Notice in this version that we used ([a-z0-9_]+) to only accept twitter's valid username format.


groups.py

Program that validates international phone numbers.


import re

# Dictionary of country codes and corresponding countries
locations = {"+1": "United States and Canada", "+62": "Indonesia", "+505": "Nicaragua"}

def main():
    # Define the pattern for the expected phone number format
    # using a raw string regular expression
    pattern = r"\+\d{1,3} \d{3}-\d{3}-\d{4}"

    # Prompt user for a phone number input and store in variable "number"
    number = input("Number: ")

    # Use the re.search() function to check if input matches the pattern
    # and store result (match object) in the match variable
    match = re.search(pattern, number)
    
    if match:
        # If the input matches the pattern, print "Valid"
        print("Valid")
    else:
        # If the input does not match the pattern, print "Invalid"
        print("Invalid")


if __name__ == "__main__":
    main()
r"\+\d{1,3} \d{3}-\d{3}-\d{4}"
  • \+ means to treat the plus sign + literally.
  • \d means decimal digit
  • {1,3} means 1 to 3 repetitions

  1. Capture groups ()
import re

locations = {"+1": "United States and Canada", "+62": "Indonesia", "+505": "Nicaragua"}

def main():
    # Add capture group for the country codes "(\+\d{1,3})"
    pattern = r"(\+\d{1,3}) \d{3}-\d{3}-\d{4}"
    number = input("Number: ")

    match = re.search(pattern, number)

    if match:
        # Access the first capture group and store in `country_code`
        country_code = match.group(1)

        # Print country code
        print(country_code)
    else:
        print("Invalid")


if __name__ == "__main__":
    main()

  1. Using capture group as key to access value in dictionary
import re

locations = {"+1": "United States and Canada", "+62": "Indonesia", "+505": "Nicaragua"}

def main():
    # Add capture group for the country codes "(\+\d{1,3})"
    pattern = r"(\+\d{1,3}) \d{3}-\d{3}-\d{4}"
    number = input("Number: ")

    match = re.search(pattern, number)

    if match:
        # Access the first capture group and store in `country_code`
        country_code = match.group(1)

        # Retrieve and print country corresponding to country code 
        print(locations[country_code])
    else:
        print("Invalid")


if __name__ == "__main__":
    main()

Notice the use of country_code as a key to access corresponding value (country)

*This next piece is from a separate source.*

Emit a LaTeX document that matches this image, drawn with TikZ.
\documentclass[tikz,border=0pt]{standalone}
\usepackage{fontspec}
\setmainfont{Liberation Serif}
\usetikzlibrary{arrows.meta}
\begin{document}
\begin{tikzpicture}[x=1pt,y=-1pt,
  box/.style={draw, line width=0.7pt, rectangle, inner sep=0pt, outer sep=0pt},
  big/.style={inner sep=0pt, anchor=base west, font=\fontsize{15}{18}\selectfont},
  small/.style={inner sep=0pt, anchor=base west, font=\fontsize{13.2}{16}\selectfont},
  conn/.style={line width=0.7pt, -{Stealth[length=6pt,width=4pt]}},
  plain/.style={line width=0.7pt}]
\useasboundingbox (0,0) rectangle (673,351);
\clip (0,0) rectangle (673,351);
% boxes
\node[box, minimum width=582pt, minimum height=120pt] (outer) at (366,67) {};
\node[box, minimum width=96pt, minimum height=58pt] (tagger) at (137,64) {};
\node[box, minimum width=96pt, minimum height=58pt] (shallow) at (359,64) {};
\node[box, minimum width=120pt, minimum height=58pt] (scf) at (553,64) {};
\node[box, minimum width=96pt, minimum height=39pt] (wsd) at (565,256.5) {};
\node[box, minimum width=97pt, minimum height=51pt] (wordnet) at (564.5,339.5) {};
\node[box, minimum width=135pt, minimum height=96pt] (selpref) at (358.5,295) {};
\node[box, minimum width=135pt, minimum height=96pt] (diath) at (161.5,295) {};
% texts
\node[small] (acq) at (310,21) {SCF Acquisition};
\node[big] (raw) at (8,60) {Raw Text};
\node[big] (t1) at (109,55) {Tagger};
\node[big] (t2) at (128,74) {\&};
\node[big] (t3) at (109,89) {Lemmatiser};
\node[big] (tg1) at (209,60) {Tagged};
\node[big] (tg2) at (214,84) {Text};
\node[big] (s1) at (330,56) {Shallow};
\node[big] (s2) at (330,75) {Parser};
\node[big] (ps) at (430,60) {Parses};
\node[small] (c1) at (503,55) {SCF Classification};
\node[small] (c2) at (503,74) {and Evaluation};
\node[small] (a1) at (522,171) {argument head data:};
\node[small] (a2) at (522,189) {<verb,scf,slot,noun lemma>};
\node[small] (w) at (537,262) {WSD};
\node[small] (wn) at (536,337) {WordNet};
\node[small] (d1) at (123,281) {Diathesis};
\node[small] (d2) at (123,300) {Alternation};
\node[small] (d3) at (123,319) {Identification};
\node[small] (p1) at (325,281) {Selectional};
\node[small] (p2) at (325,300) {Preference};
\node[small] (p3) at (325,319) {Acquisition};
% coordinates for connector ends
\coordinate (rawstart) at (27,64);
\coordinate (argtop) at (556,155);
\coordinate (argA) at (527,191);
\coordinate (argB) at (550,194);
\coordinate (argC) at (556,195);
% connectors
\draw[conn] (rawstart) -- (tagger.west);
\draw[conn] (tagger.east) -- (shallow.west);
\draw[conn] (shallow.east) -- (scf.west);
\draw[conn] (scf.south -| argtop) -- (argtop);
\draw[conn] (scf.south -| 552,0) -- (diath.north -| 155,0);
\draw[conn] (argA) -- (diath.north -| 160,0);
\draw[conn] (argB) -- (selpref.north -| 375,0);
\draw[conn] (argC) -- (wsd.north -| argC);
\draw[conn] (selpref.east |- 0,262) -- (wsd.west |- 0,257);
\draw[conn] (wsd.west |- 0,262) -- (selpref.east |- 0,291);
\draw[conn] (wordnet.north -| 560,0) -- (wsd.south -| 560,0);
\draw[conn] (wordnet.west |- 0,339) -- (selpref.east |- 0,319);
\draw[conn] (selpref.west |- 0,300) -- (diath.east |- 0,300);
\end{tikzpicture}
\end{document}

  1. Naming capture group for better access
import re

locations = {"+1": "United States and Canada", "+62": "Indonesia", "+505": "Nicaragua"}

def main():
    # Naming capture group pattern for easy access
    pattern = r"(?P<country_code>\+\d{1,3}) \d{3}-\d{3}-\d{4}"
    number = input("Number: ")

    match = re.search(pattern, number)

    if match:
        # Access the capture group with its name "country_code"
        country_code = match.group("country_code")

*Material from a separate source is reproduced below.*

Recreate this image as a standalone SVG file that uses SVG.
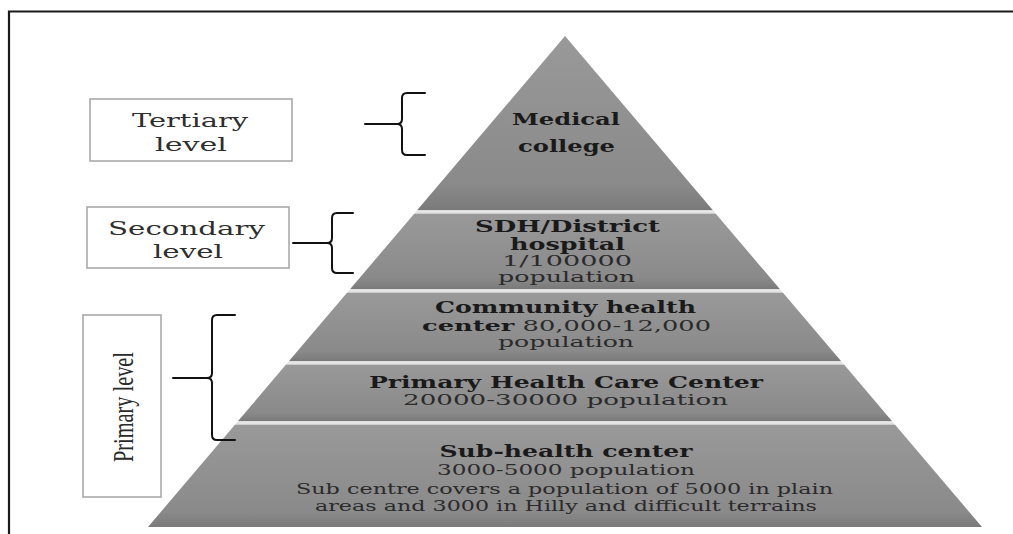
<svg xmlns="http://www.w3.org/2000/svg" width="1013" height="534" viewBox="0 0 1013 534">
  <defs>
    <linearGradient id="tierGrad" x1="0" y1="0" x2="0" y2="1">
      <stop offset="0" stop-color="#999999"/>
      <stop offset="0.85" stop-color="#8a8a8a"/>
      <stop offset="1" stop-color="#7a7a7a"/>
    </linearGradient>
    <linearGradient id="sepGrad" x1="0" y1="0" x2="0" y2="1">
      <stop offset="0" stop-color="#d9d9d9"/>
      <stop offset="0.5" stop-color="#ececec"/>
      <stop offset="1" stop-color="#c4c4c4"/>
    </linearGradient>
    <style>
      .tier { fill: url(#tierGrad); }
      .sep { fill: url(#sepGrad); }
      .box { fill: #ffffff; stroke: #a9a9a9; stroke-width: 1.6; }
      .brace { fill: none; stroke: #111111; stroke-width: 2; stroke-linecap: round; stroke-linejoin: round; }
      .lbl { font-family: "DejaVu Serif", "Liberation Serif", serif; font-size: 19px; fill: #2e2e2e; text-anchor: middle; }
      .ttl { font-family: "DejaVu Serif", "Liberation Serif", serif; font-size: 16.5px; font-weight: bold; fill: #1a1a1a; text-anchor: middle; }
      .sub { font-family: "DejaVu Serif", "Liberation Serif", serif; font-size: 15.5px; fill: #2a2a2a; text-anchor: middle; }
      .b { font-weight: bold; fill: #1a1a1a; }
      .frame { stroke: #1a1a1a; stroke-width: 2.2; fill: none; }
    </style>
  </defs>

  <rect x="0" y="0" width="1013" height="534" fill="#ffffff"/>
  <path class="frame" d="M 9 534 L 9 11.5 L 1013 11.5"/>

  <!-- Pyramid tiers -->
  <g id="tier-medical-college">
    <polygon class="tier" points="565,36 712.7,210 417.3,210"/>
    <text class="ttl" x="566" y="125" textLength="108" lengthAdjust="spacingAndGlyphs">Medical</text>
    <text class="ttl" x="566.5" y="152" textLength="97" lengthAdjust="spacingAndGlyphs">college</text>
  </g>
  <g id="tier-district-hospital">
    <polygon class="sep" points="417.3,210 712.7,210 716,214 414,214"/>
    <polygon class="tier" points="414,214 716,214 779.8,289 350.2,289"/>
    <text class="ttl" x="567.5" y="232" textLength="185" lengthAdjust="spacingAndGlyphs">SDH/District</text>
    <text class="ttl" x="567.5" y="250" textLength="115" lengthAdjust="spacingAndGlyphs">hospital</text>
    <text class="sub" x="567" y="266" textLength="130" lengthAdjust="spacingAndGlyphs">1/100000</text>
    <text class="sub" x="566.5" y="282" textLength="137" lengthAdjust="spacingAndGlyphs">population</text>
  </g>
  <g id="tier-community-health-center">
    <polygon class="sep" points="350.2,289 779.8,289 783.2,293 346.8,293"/>
    <polygon class="tier" points="346.8,293 783.2,293 841,361 289,361"/>
    <text class="ttl" x="565.5" y="313" textLength="261" lengthAdjust="spacingAndGlyphs">Community health</text>
    <text class="sub" x="566.5" y="331" textLength="289" lengthAdjust="spacingAndGlyphs"><tspan class="b">center</tspan> 80,000-12,000</text>
    <text class="sub" x="566" y="347" textLength="136" lengthAdjust="spacingAndGlyphs">population</text>
  </g>
  <g id="tier-primary-health-care-center">
    <polygon class="sep" points="289,361 841,361 844.4,365 285.6,365"/>
    <polygon class="tier" points="285.6,365 844.4,365 891.9,421 238.1,421"/>
    <text class="ttl" x="566" y="388" textLength="394" lengthAdjust="spacingAndGlyphs">Primary Health Care Center</text>
    <text class="sub" x="565.5" y="405" textLength="325" lengthAdjust="spacingAndGlyphs">20000-30000 population</text>
  </g>
  <g id="tier-sub-health-center">
    <polygon class="sep" points="238.1,421 891.9,421 895.3,425 234.7,425"/>
    <polygon class="tier" points="234.7,425 895.3,425 982,527 148,527"/>
    <text class="ttl" x="566" y="457" textLength="253" lengthAdjust="spacingAndGlyphs" style="font-size:17px">Sub-health center</text>
    <text class="sub" x="566" y="475" textLength="258" lengthAdjust="spacingAndGlyphs">3000-5000 population</text>
    <text class="sub" x="564.5" y="494" textLength="537" lengthAdjust="spacingAndGlyphs">Sub centre covers a population of 5000 in plain</text>
    <text class="sub" x="566" y="511" textLength="502" lengthAdjust="spacingAndGlyphs">areas and 3000 in Hilly and difficult terrains</text>
  </g>

  <!-- Level boxes -->
  <g id="box-tertiary">
    <rect class="box" x="90" y="99" width="202" height="62"/>
    <text class="lbl" x="190" y="127" textLength="116" lengthAdjust="spacingAndGlyphs">Tertiary</text>
    <text class="lbl" x="191" y="151" textLength="72" lengthAdjust="spacingAndGlyphs">level</text>
  </g>
  <g id="box-secondary">
    <rect class="box" x="87" y="207" width="202" height="61"/>
    <text class="lbl" x="186.5" y="235" textLength="157" lengthAdjust="spacingAndGlyphs">Secondary</text>
    <text class="lbl" x="188" y="258" textLength="70" lengthAdjust="spacingAndGlyphs">level</text>
  </g>
  <g id="box-primary">
    <rect class="box" x="83" y="315" width="78" height="182"/>
    <text transform="translate(133,407) rotate(-90)" x="0" y="0" textLength="110" lengthAdjust="spacingAndGlyphs" style="font-family:'Liberation Serif', serif; font-size:30px; fill:#2a2a2a; text-anchor:middle">Primary level</text>
  </g>

  <!-- Connectors (braces) -->
  <g id="connectors">
    <path class="brace" d="M 365 124 L 397 124 M 425 93 L 407 93 Q 402 93 402 98 L 402 119 Q 402 124 397 124 Q 402 124 402 129 L 402 150 Q 402 155 407 155 L 425 155"/>
    <path class="brace" d="M 293 243 L 327 243 M 353 213 L 337 213 Q 332 213 332 218 L 332 238 Q 332 243 327 243 Q 332 243 332 248 L 332 268 Q 332 273 337 273 L 353 273"/>
    <path class="brace" d="M 173 378 L 207 378 M 235 315 L 217 315 Q 212 315 212 320 L 212 373 Q 212 378 207 378 Q 212 378 212 383 L 212 435 Q 212 440 217 440 L 235 440"/>
  </g>
</svg>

        # Retrieve and print country corresponding to country code
        print(locations[country_code])
    else:
        print("Invalid")


if __name__ == "__main__":
    main()

Notice the syntax to name a capture group within a regular expression (?P<name>...)


code.py

A Hexadecimal color code:

  • Begins with #
  • Is composed of 6 characters
  • 0-9 and A-F (or a-f)

Examples:

Black: #000000 
White: #FFFFFF
Red: #FF0000
Blue: #0000FF
Green: #00FF00

Program that validates Hexadecimal color codes

import re


def main():
    # Prompt user for color code
    code = input("Hexadecimal color code: ")

    # Define the pattern for the expected hexadecimal color code
    # using a raw string regular expression
    pattern = r"^#[a-fA-F0-9]{6}$"

    # Use the re.search() function to check if input matches the pattern
    # and store result (match object) in the match variable
    match = re.search(pattern, code)

    if match:
        # If the input matches the pattern, print Valid and what it matched with
        print(f"Valid. Matched with {match.group()}")
    else:
        # If the input does not match the pattern, print "Invalid"
        print("Invalid")


if __name__ == "__main__":
    main()
r"^#[a-fA-F0-9]{6}$"
  • ^# means that # must be the first character of the input
  • [a-fA-F0-9] determines the set of characters (ranges) accepted
  • {6} means 6 repetitions
  • $ means that the last characters must be the {6} characters in the range of pattens.